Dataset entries
--------

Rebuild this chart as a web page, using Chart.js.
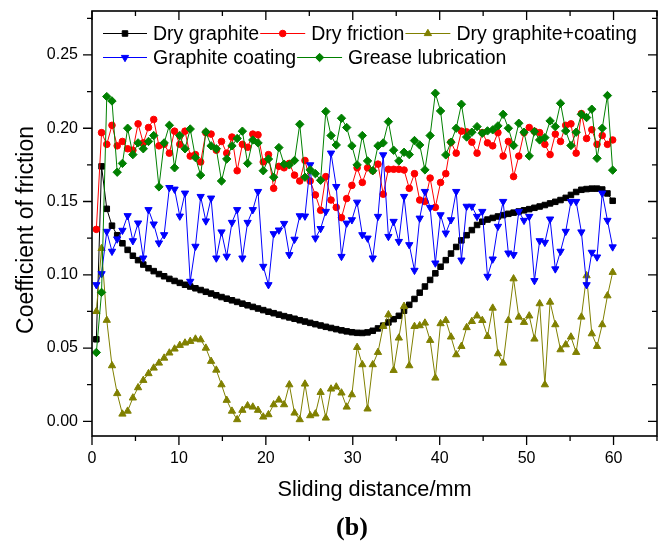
<!DOCTYPE html>
<html>
<head>
<meta charset="utf-8">
<script src="https://cdn.jsdelivr.net/npm/chart.js@4.4.1/dist/chart.umd.min.js"></script>
<style>
  html, body { margin: 0; padding: 0; background: #fff; }
  canvas { display: block; }
</style>
</head>
<body>
<canvas id="frictionChart" width="664" height="551"></canvas>
<script>
// sliding distance (mm) for each sample
const distance = [0.5, 1.1, 1.7, 2.3, 2.9, 3.5, 4.1, 4.7, 5.3, 5.9, 6.5, 7.1, 7.7, 8.3, 8.9, 9.5, 10.1, 10.7, 11.3, 11.9,
  12.5, 13.1, 13.7, 14.3, 14.9, 15.5, 16.1, 16.7, 17.3, 17.9, 18.5, 19.1, 19.7, 20.3, 20.9, 21.5, 22.1, 22.7, 23.3, 23.9,
  24.5, 25.1, 25.7, 26.3, 26.9, 27.5, 28.1, 28.7, 29.3, 29.9, 30.5, 31.1, 31.7, 32.3, 32.9, 33.5, 34.1, 34.7, 35.3, 35.9,
  36.5, 37.1, 37.7, 38.3, 38.9, 39.5, 40.1, 40.7, 41.3, 41.9, 42.5, 43.1, 43.7, 44.3, 44.9, 45.5, 46.1, 46.7, 47.3, 47.9,
  48.5, 49.1, 49.7, 50.3, 50.9, 51.5, 52.1, 52.7, 53.3, 53.9, 54.5, 55.1, 55.7, 56.3, 56.9, 57.5, 58.1, 58.7, 59.3, 59.9];

const dryGraphite = [0.056, 0.174, 0.145, 0.1335, 0.127, 0.1215, 0.117, 0.113, 0.110, 0.107,
  0.1045, 0.1025, 0.1005, 0.099, 0.0972, 0.0958, 0.0945, 0.0932, 0.092, 0.0908,
  0.0896, 0.0884, 0.0872, 0.086, 0.0848, 0.0837, 0.0826, 0.0815, 0.0803, 0.0792,
  0.0781, 0.077, 0.0759, 0.0748, 0.0738, 0.0728, 0.0718, 0.0709, 0.070, 0.069,
  0.0681, 0.0672, 0.0663, 0.0654, 0.0645, 0.0637, 0.0629, 0.0621, 0.0614, 0.0608,
  0.0604, 0.0603, 0.0607, 0.0618, 0.0634, 0.0653, 0.0675, 0.0697, 0.072, 0.0755,
  0.0795, 0.0835, 0.0878, 0.092, 0.0965, 0.101, 0.1055, 0.110, 0.1145, 0.119,
  0.1235, 0.127, 0.1305, 0.134, 0.1362, 0.1377, 0.1388, 0.1398, 0.1407, 0.1416,
  0.1424, 0.1432, 0.144, 0.1448, 0.1457, 0.1466, 0.1476, 0.1487, 0.1498, 0.151,
  0.1525, 0.1545, 0.1565, 0.158, 0.1585, 0.1588, 0.1588, 0.1582, 0.1555, 0.1505];

const dryFriction = [0.131, 0.197, 0.189, 0.202, 0.188, 0.191, 0.186, 0.185, 0.203, 0.190,
  0.2005, 0.206, 0.188, 0.189, 0.183, 0.198, 0.189, 0.198, 0.181, 0.182,
  0.177, 0.197, 0.196, 0.185, 0.191, 0.183, 0.194, 0.171, 0.189, 0.187,
  0.196, 0.1955, 0.177, 0.182, 0.159, 0.174, 0.173, 0.176, 0.168, 0.164,
  0.178, 0.164, 0.1545, 0.144, 0.167, 0.151, 0.146, 0.139, 0.152, 0.161,
  0.173, 0.163, 0.173, 0.171, 0.1755, 0.155, 0.172, 0.172, 0.172, 0.1715,
  0.159, 0.169, 0.151, 0.150, 0.166, 0.146, 0.163, 0.169, 0.1905, 0.183,
  0.198, 0.1975, 0.1905, 0.183, 0.197, 0.190, 0.188, 0.197, 0.181, 0.191,
  0.167, 0.181, 0.197, 0.2005, 0.198, 0.197, 0.189, 0.182, 0.196, 0.191,
  0.202, 0.203, 0.183, 0.210, 0.193, 0.199, 0.189, 0.195, 0.189, 0.192];

const dryGraphiteCoating = [0.075, 0.118, 0.069, 0.038, 0.019, 0.005, 0.007, 0.016, 0.023, 0.028,
  0.0326, 0.0364, 0.0398, 0.0432, 0.0467, 0.0494, 0.0519, 0.0535, 0.0546, 0.0562,
  0.0557, 0.050, 0.041, 0.035, 0.025, 0.0144, 0.007, 0.0012, 0.0076, 0.0107,
  0.0098, 0.0076, 0.003, 0.0046, 0.0114, 0.0146, 0.0114, 0.025, 0.0057, 0.0012,
  0.0255, 0.0039, 0.0051, 0.0198, 0.0023, 0.0221, 0.0235, 0.0194, 0.0098, 0.0182,
  0.0505, 0.0387, 0.0085, 0.0387, 0.0471, 0.0648, 0.0728, 0.0348, 0.0569, 0.0785,
  0.038, 0.0648, 0.0653, 0.0671, 0.0553, 0.0296, 0.0667, 0.0689, 0.0576, 0.0455,
  0.0512, 0.064, 0.0682, 0.072, 0.0689, 0.058, 0.0773, 0.0462, 0.0398, 0.0689,
  0.0973, 0.0712, 0.0676, 0.072, 0.0562, 0.0803, 0.025, 0.0814, 0.066, 0.0489,
  0.0523, 0.0576, 0.0471, 0.0712, 0.0994, 0.0598, 0.0512, 0.066, 0.0857, 0.1017];

const graphiteCoating = [0.0932, 0.1007, 0.1296, 0.116, 0.1244, 0.1303, 0.1403, 0.1232, 0.1353, 0.1114,
  0.1444, 0.1346, 0.1217, 0.1273, 0.1595, 0.1584, 0.140, 0.1557, 0.0955, 0.1194,
  0.1534, 0.1367, 0.1523, 0.1114, 0.1292, 0.1126, 0.1357, 0.1444, 0.1114, 0.1357,
  0.1444, 0.1568, 0.1057, 0.0932, 0.128, 0.1305, 0.135, 0.1137, 0.1242, 0.1402,
  0.140, 0.175, 0.125, 0.1315, 0.1432, 0.183, 0.1602, 0.1125, 0.1352, 0.1375,
  0.1495, 0.1273, 0.125, 0.1114, 0.1398, 0.1818, 0.1261, 0.1364, 0.1227, 0.1534,
  0.1205, 0.103, 0.1386, 0.1568, 0.1459, 0.108, 0.1409, 0.1284, 0.1375, 0.1568,
  0.110, 0.1467, 0.1467, 0.1398, 0.1432, 0.0989, 0.1107, 0.133, 0.150, 0.1148,
  0.1137, 0.1432, 0.1371, 0.1398, 0.096, 0.1232, 0.1221, 0.138, 0.104, 0.116,
  0.1296, 0.150, 0.150, 0.1292, 0.0932, 0.1153, 0.1121, 0.1557, 0.1371, 0.119];

const greaseLubrication = [0.047, 0.088, 0.2216, 0.2186, 0.170, 0.176, 0.200, 0.182, 0.190, 0.186,
  0.191, 0.195, 0.160, 0.190, 0.202, 0.173, 0.195, 0.186, 0.1995, 0.180,
  0.168, 0.1975, 0.188, 0.186, 0.164, 0.179, 0.188, 0.193, 0.198, 0.176,
  0.192, 0.190, 0.171, 0.179, 0.1666, 0.1868, 0.1755, 0.175, 0.178, 0.2027,
  0.1666, 0.1716, 0.169, 0.1645, 0.2114, 0.195, 0.1886, 0.2068, 0.2005, 0.188,
  0.175, 0.195, 0.1777, 0.171, 0.188, 0.190, 0.2045, 0.185, 0.1777, 0.1836,
  0.182, 0.1916, 0.1886, 0.1716, 0.195, 0.2239, 0.2118, 0.1818, 0.1905, 0.200,
  0.2164, 0.194, 0.1973, 0.2011, 0.1966, 0.1982, 0.1989, 0.2016, 0.2095, 0.200,
  0.1882, 0.2034, 0.1973, 0.1811, 0.1977, 0.192, 0.1936, 0.205, 0.2011, 0.217,
  0.1982, 0.1882, 0.1973, 0.2095, 0.2073, 0.213, 0.1795, 0.200, 0.2223, 0.1714];

const yTicks = [0, 0.05, 0.10, 0.15, 0.20, 0.25];
const xTicks = [0, 10, 20, 30, 40, 50, 60];

Chart.defaults.font.family = '"Liberation Sans", Arial, sans-serif';
Chart.defaults.color = '#000';

function pts(values) {
  return distance.map((x, i) => ({ x: x, y: values[i] }));
}

const series = [
  { label: 'Dry graphite', values: dryGraphite, color: '#000000', style: 'rect', radius: 3.9, rotation: 0 },
  { label: 'Dry friction', values: dryFriction, color: '#ff0000', style: 'circle', radius: 3.3, rotation: 0 },
  { label: 'Dry graphite+coating', values: dryGraphiteCoating, color: '#808000', style: 'triangle', radius: 4.2, rotation: 0 },
  { label: 'Graphite coating', values: graphiteCoating, color: '#0000ff', style: 'triangle', radius: 4.2, rotation: 180 },
  { label: 'Grease lubrication', values: greaseLubrication, color: '#008000', style: 'rectRot', radius: 4.2, rotation: 0 }
];

// box round the plot, ticks out on left/bottom, in on top/right, plus y title and panel tag
const framePlugin = {
  id: 'frame',
  afterDraw(chart) {
    const { ctx, chartArea: a, scales } = chart;
    ctx.save();
    ctx.strokeStyle = '#000';
    ctx.lineWidth = 1.3;
    for (let k = 0; k <= 13; k++) {
      const px = scales.x.getPixelForValue(k * 5);
      const len = k % 2 === 0 ? 9 : 5;
      ctx.beginPath();
      ctx.moveTo(px, a.bottom); ctx.lineTo(px, a.bottom + len);
      ctx.moveTo(px, a.top); ctx.lineTo(px, a.top + len);
      ctx.stroke();
    }
    for (let k = 0; k <= 11; k++) {
      const py = scales.y.getPixelForValue(k * 0.025);
      const len = k % 2 === 0 ? 9 : 5;
      ctx.beginPath();
      ctx.moveTo(a.left, py); ctx.lineTo(a.left - len, py);
      ctx.moveTo(a.right, py); ctx.lineTo(a.right - len, py);
      ctx.stroke();
    }
    ctx.lineWidth = 1.6;
    ctx.strokeRect(a.left, a.top, a.right - a.left, a.bottom - a.top);

    ctx.fillStyle = '#000';
    ctx.textAlign = 'center';
    ctx.textBaseline = 'middle';
    ctx.translate(27, 230);
    ctx.rotate(-Math.PI / 2);
    ctx.font = '23px "Liberation Sans", Arial, sans-serif';
    ctx.fillText('Coefficient of friction', 0, 0);
    ctx.setTransform(1, 0, 0, 1, 0, 0);
    ctx.font = 'bold 26px "Liberation Serif", "Times New Roman", serif';
    ctx.fillText('(b)', 352, 528);
    ctx.restore();
  }
};

// legend with line + marker samples, two rows inside the plot
const legendRows = [[0, 1, 2], [3, 4]];
const legendPlugin = {
  id: 'lineLegend',
  afterDraw(chart) {
    const ctx = chart.ctx;
    ctx.save();
    ctx.font = '19.5px "Liberation Sans", Arial, sans-serif';
    ctx.textBaseline = 'middle';
    legendRows.forEach((row, r) => {
      let x = 103;
      const y = 33.5 + r * 24;
      row.forEach((idx, n) => {
        const s = series[idx];
        const len = n === 0 ? 44 : 45;
        ctx.strokeStyle = s.color;
        ctx.fillStyle = s.color;
        ctx.lineWidth = 1;
        ctx.beginPath();
        ctx.moveTo(x, y); ctx.lineTo(x + len, y);
        ctx.stroke();
        Chart.helpers.drawPoint(ctx, { pointStyle: s.style, radius: s.radius, rotation: s.rotation, borderWidth: 1 }, x + len / 2, y);
        ctx.fillStyle = '#000';
        ctx.fillText(s.label, x + len + 6, y + 1);
        x += len + 6 + ctx.measureText(s.label).width + 1;
      });
    });
    ctx.restore();
  }
};

const ctx = document.getElementById('frictionChart').getContext('2d');
const frictionChart = new Chart(ctx, {
  type: 'line',
  data: {
    datasets: series.map((s, i) => ({
      label: s.label,
      data: pts(s.values),
      borderColor: s.color,
      backgroundColor: s.color,
      borderWidth: 1,
      pointStyle: s.style,
      pointRadius: s.radius,
      pointRotation: s.rotation,
      pointBorderWidth: 1,
      tension: 0,
      order: 5 - i
    }))
  },
  options: {
    responsive: false,
    animation: false,
    devicePixelRatio: 1,
    layout: { padding: { top: 11, right: 7, left: 0, bottom: 35 } },
    plugins: {
      legend: { display: false },
      tooltip: { enabled: false },
      title: { display: false }
    },
    scales: {
      x: {
        type: 'linear',
        min: 0,
        max: 65,
        afterFit: s => { s.height = 80; s.paddingLeft = 0; s.paddingRight = 0; },
        afterBuildTicks: s => { s.ticks = xTicks.map(v => ({ value: v })); },
        grid: { display: false, drawTicks: false },
        border: { display: false },
        ticks: { padding: 13, font: { size: 16 }, callback: v => String(v) },
        title: { display: true, text: 'Sliding distance/mm', font: { size: 21.7 }, padding: { top: 0, bottom: 13 } }
      },
      y: {
        type: 'linear',
        min: -0.01,
        max: 0.28,
        afterFit: s => { s.width = 92; s.paddingTop = 0; s.paddingBottom = 0; },
        afterBuildTicks: s => { s.ticks = yTicks.map(v => ({ value: v })); },
        grid: { display: false, drawTicks: false },
        border: { display: false },
        ticks: { padding: 14, font: { size: 16 }, callback: v => v.toFixed(2) },
        title: { display: false }
      }
    }
  },
  plugins: [framePlugin, legendPlugin]
});
</script>
</body>
</html>
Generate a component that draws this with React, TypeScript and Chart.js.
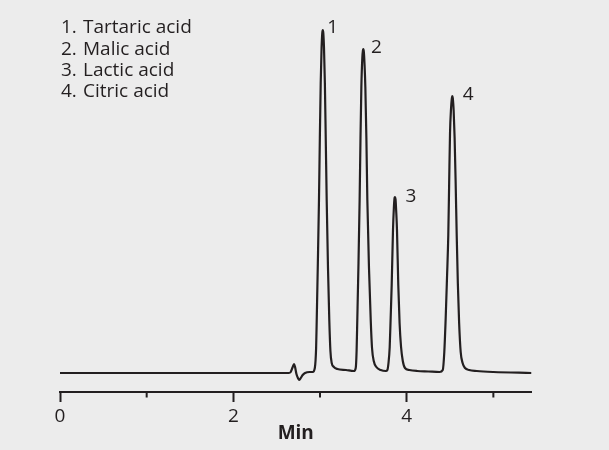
import React, { useEffect, useRef } from "react";
import { Chart, registerables } from "chart.js";

Chart.register(...registerables);

// Retention time (min)
const times: number[] = [
  0, 1.0, 2.0, 2.64, 2.662, 2.685, 2.7, 2.712, 2.728, 2.745, 2.761, 2.778, 2.8, 2.827, 2.88, 2.916,
  2.94, 2.955, 2.962, 2.975, 2.988, 2.998, 3.008, 3.018, 3.026, 3.032, 3.038, 3.046, 3.056, 3.066,
  3.077, 3.092, 3.107, 3.12, 3.135, 3.16, 3.2, 3.3, 3.39,
  3.412, 3.422, 3.43, 3.444, 3.457, 3.467, 3.477, 3.488, 3.496, 3.5, 3.506, 3.514, 3.523, 3.535,
  3.546, 3.565, 3.585, 3.6, 3.62, 3.65, 3.7, 3.76,
  3.777, 3.79, 3.804, 3.815, 3.827, 3.842, 3.852, 3.86, 3.865, 3.871, 3.88, 3.888, 3.903, 3.918,
  3.935, 3.955, 3.98, 4.03, 4.12, 4.25, 4.38,
  4.416, 4.434, 4.45, 4.465, 4.48, 4.49, 4.5, 4.512, 4.52, 4.526, 4.532, 4.542, 4.553, 4.565,
  4.577, 4.59, 4.605, 4.623, 4.645, 4.673, 4.72, 4.808, 5.0, 5.44,
];

// Detector response (arbitrary units)
const signal: number[] = [
  0, 0, 0, 0, 1, 6, 9, 6, -1, -5, -7, -5, -2, 0, 1, 1,
  5, 25, 53, 110, 173, 235, 290, 325, 340, 343, 340, 325, 290, 235,
  173, 105, 53, 22, 10, 6, 4, 3, 2,
  5, 22, 53, 110, 173, 235, 286, 315, 323, 324, 321, 308, 286, 235,
  173, 105, 53, 25, 12, 6, 3, 2,
  3, 10, 26, 55, 88, 143, 165, 175, 176, 174, 160, 143, 88, 50,
  26, 12, 5, 3, 2, 1.5, 1,
  3, 21, 55, 95, 138, 190, 240, 265, 274, 277, 275, 262, 235, 190,
  138, 90, 50, 21, 10, 5, 3, 2, 1, 0,
];

const peakTimes: number[] = [3.032, 3.5, 3.865, 4.526];
const peakLabels: string[] = ["1", "2", "3", "4"];
const compoundNames: string[] = ["Tartaric acid", "Malic acid", "Lactic acid", "Citric acid"];
const xTickLabels: string[] = ["0", "", "2", "", "4", ""];
const xTitle = "Min";

const INK = "#231f20";
const BG = "#ececec";
const FONT = '"Open Sans", sans-serif';

export default function App() {
  const ref = useRef<HTMLCanvasElement | null>(null);

  useEffect(() => {
    if (!ref.current) return;
    const labelOffsets = [
      [10, -2],
      [13, -1],
      [16, 0],
      [16, -1],
    ];
    const overlay = {
      id: "overlay",
      beforeDraw(chart: any) {
        const { ctx, width, height } = chart;
        ctx.save();
        ctx.fillStyle = BG;
        ctx.fillRect(0, 0, width, height);
        ctx.restore();
      },
      afterDraw(chart: any) {
        const { ctx } = chart;
        const xs = chart.scales.x;
        const ys = chart.scales.y;
        ctx.save();
        // minor ticks
        ctx.strokeStyle = INK;
        ctx.lineWidth = 2;
        xs.ticks.forEach((t: any) => {
          if (Math.round(t.value) % 2 !== 0) {
            const px = xs.getPixelForValue(t.value);
            ctx.beginPath();
            ctx.moveTo(px, xs.top);
            ctx.lineTo(px, xs.top + 5.5);
            ctx.stroke();
          }
        });
        // legend text
        ctx.fillStyle = INK;
        ctx.font = `19px ${FONT}`;
        ctx.textBaseline = "middle";
        ctx.textAlign = "left";
        compoundNames.forEach((name, i) => {
          const y = 28 + i * 21.3;
          ctx.fillText(`${i + 1}.`, 61, y);
          ctx.fillText(name, 83, y);
        });
        // peak labels
        ctx.textAlign = "center";
        peakTimes.forEach((pt, i) => {
          let best = -Infinity;
          let bt = pt;
          times.forEach((t, j) => {
            if (Math.abs(t - pt) < 0.05 && signal[j] > best) {
              best = signal[j];
              bt = t;
            }
          });
          const px = xs.getPixelForValue(bt) + labelOffsets[i][0];
          const py = ys.getPixelForValue(best) + labelOffsets[i][1];
          ctx.fillText(peakLabels[i], px, py);
        });
        ctx.restore();
      },
    };

    const chart = new Chart(ref.current, {
      type: "line",
      data: {
        datasets: [
          {
            data: times.map((t, i) => ({ x: t, y: signal[i] })),
            borderColor: INK,
            borderWidth: 2.2,
            pointRadius: 0,
            cubicInterpolationMode: "monotone",
            fill: false,
          },
        ],
      },
      options: {
        animation: false,
        responsive: false,
        events: [],
        layout: { padding: { left: 60, right: 77.5, top: 20, bottom: 0 } },
        plugins: {
          legend: { display: false },
          tooltip: { enabled: false },
          title: { display: false },
        },
        scales: {
          x: {
            type: "linear",
            min: 0,
            max: 5.44,
            afterFit: (scale: any) => {
              scale.height = 58;
            },
            border: { display: true, color: INK, width: 2 },
            grid: {
              display: true,
              drawOnChartArea: false,
              drawTicks: true,
              tickLength: 10,
              tickWidth: 2,
              tickColor: (c: any) =>
                c.tick && Math.round(c.tick.value) % 2 === 0 ? INK : "rgba(0,0,0,0)",
            },
            ticks: {
              stepSize: 1,
              includeBounds: false,
              autoSkip: false,
              maxRotation: 0,
              padding: 3,
              color: INK,
              font: { family: FONT, size: 19 },
              callback: (v: any) => xTickLabels[Math.round(Number(v))] ?? "",
            },
            title: {
              display: true,
              text: xTitle,
              color: INK,
              font: { family: FONT, size: 19, weight: "bold" },
              padding: { top: 0, bottom: 5 },
            },
          },
          y: {
            display: false,
            min: -19,
            max: 353,
          },
        },
      },
      plugins: [overlay],
    });
    return () => chart.destroy();
  }, []);

  return (
    <div
      style={{
        position: "fixed",
        left: 0,
        top: 0,
        width: 609,
        height: 450,
        background: BG,
      }}
    >
      <canvas ref={ref} width={609} height={450} />
    </div>
  );
}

--------

Task details
Your task is to restate word for word the lines from the top of the data to the line containing "58.7, 59.3, 59.9];", both ends included, with every picture left out.

Complete answer
Rebuild this chart as a web page, using Chart.js.
<!DOCTYPE html>
<html>
<head>
<meta charset="utf-8">
<script src="https://cdn.jsdelivr.net/npm/chart.js@4.4.1/dist/chart.umd.min.js"></script>
<style>
  html, body { margin: 0; padding: 0; background: #fff; }
  canvas { display: block; }
</style>
</head>
<body>
<canvas id="frictionChart" width="664" height="551"></canvas>
<script>
// sliding distance (mm) for each sample
const distance = [0.5, 1.1, 1.7, 2.3, 2.9, 3.5, 4.1, 4.7, 5.3, 5.9, 6.5, 7.1, 7.7, 8.3, 8.9, 9.5, 10.1, 10.7, 11.3, 11.9,
  12.5, 13.1, 13.7, 14.3, 14.9, 15.5, 16.1, 16.7, 17.3, 17.9, 18.5, 19.1, 19.7, 20.3, 20.9, 21.5, 22.1, 22.7, 23.3, 23.9,
  24.5, 25.1, 25.7, 26.3, 26.9, 27.5, 28.1, 28.7, 29.3, 29.9, 30.5, 31.1, 31.7, 32.3, 32.9, 33.5, 34.1, 34.7, 35.3, 35.9,
  36.5, 37.1, 37.7, 38.3, 38.9, 39.5, 40.1, 40.7, 41.3, 41.9, 42.5, 43.1, 43.7, 44.3, 44.9, 45.5, 46.1, 46.7, 47.3, 47.9,
  48.5, 49.1, 49.7, 50.3, 50.9, 51.5, 52.1, 52.7, 53.3, 53.9, 54.5, 55.1, 55.7, 56.3, 56.9, 57.5, 58.1, 58.7, 59.3, 59.9];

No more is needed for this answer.